The Idiot
What if true innocence could destroy you in a world ruled by lies? In Dostoyevsky’s haunting masterpiece, Prince Myshkin—a soul of uncorrupted virtue—returns to a cutthroat Russian aristocracy where his boundless compassion becomes both a beacon and a curse. As he navigates a labyrinth of obsession, betrayal, and fragile alliances, the lines between sanctity and madness blur. But in a society drunk on greed and deception, can purity outlast the storm of human frailty—or will it ignite its own destruction?
- Originally Published: 1869
- Publisher : Everyman’s Library, 2002
- Pages: 632
- Genre: Novel
- Book Type: Hardcopy/Hardcover
- ISBN-13: 978-1857152548
- Access: Prime Membership
Description
Richard Pevear and Larissa Volokhonsky’s masterful translation of The Idiot is destined to stand with their versions of Crime and Punishment, The Brothers Karamazov, and Demons as the definitive Dostoevsky in English.

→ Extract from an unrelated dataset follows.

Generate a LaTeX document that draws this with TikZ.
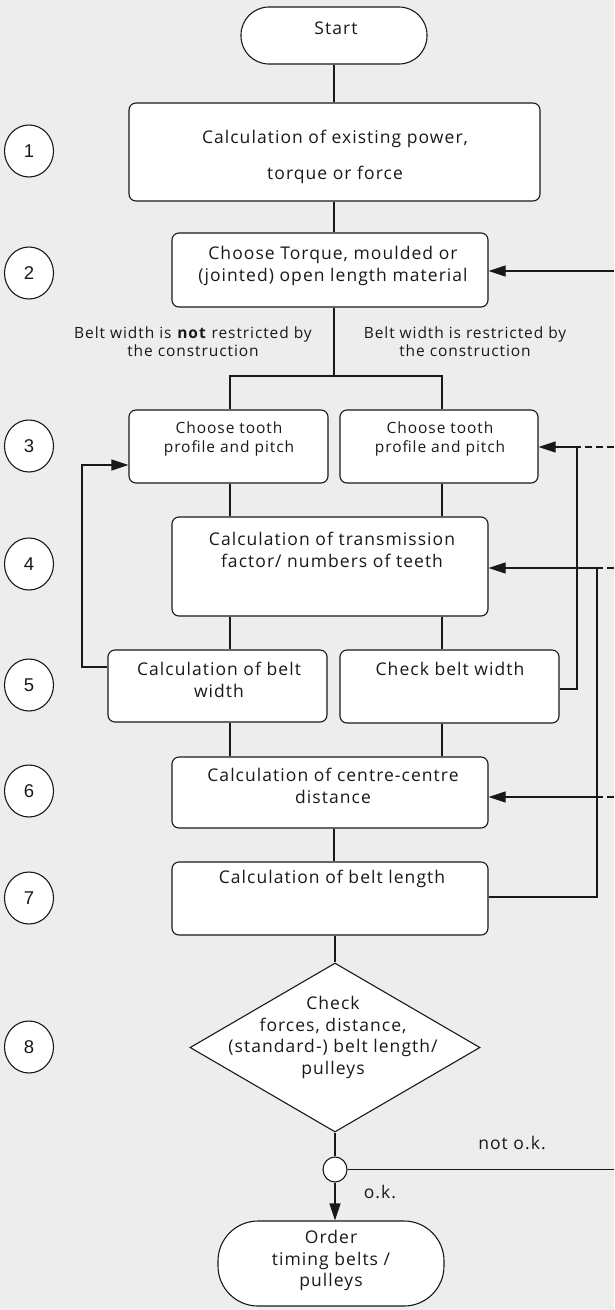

After his great portrayal of a guilty man in Crime and Punishment, Dostoevsky set out in The Idiot to portray a man of pure innocence. The twenty-six-year-old Prince Myshkin, following a stay of several years in a Swiss sanatorium, returns to Russia to collect an inheritance and “be among people.” Even before he reaches home he meets the dark Rogozhin, a rich merchant’s son whose obsession with the beautiful Nastasya Filippovna eventually draws all three of them into a tragic denouement. In Petersburg, the prince finds himself a stranger in a society obsessed with money, power, and manipulation. Scandal escalates to murder as Dostoevsky traces the surprising effect of this “positively beautiful man” on the people around him, leading to a final scene that is one of the most powerful in all of world literature.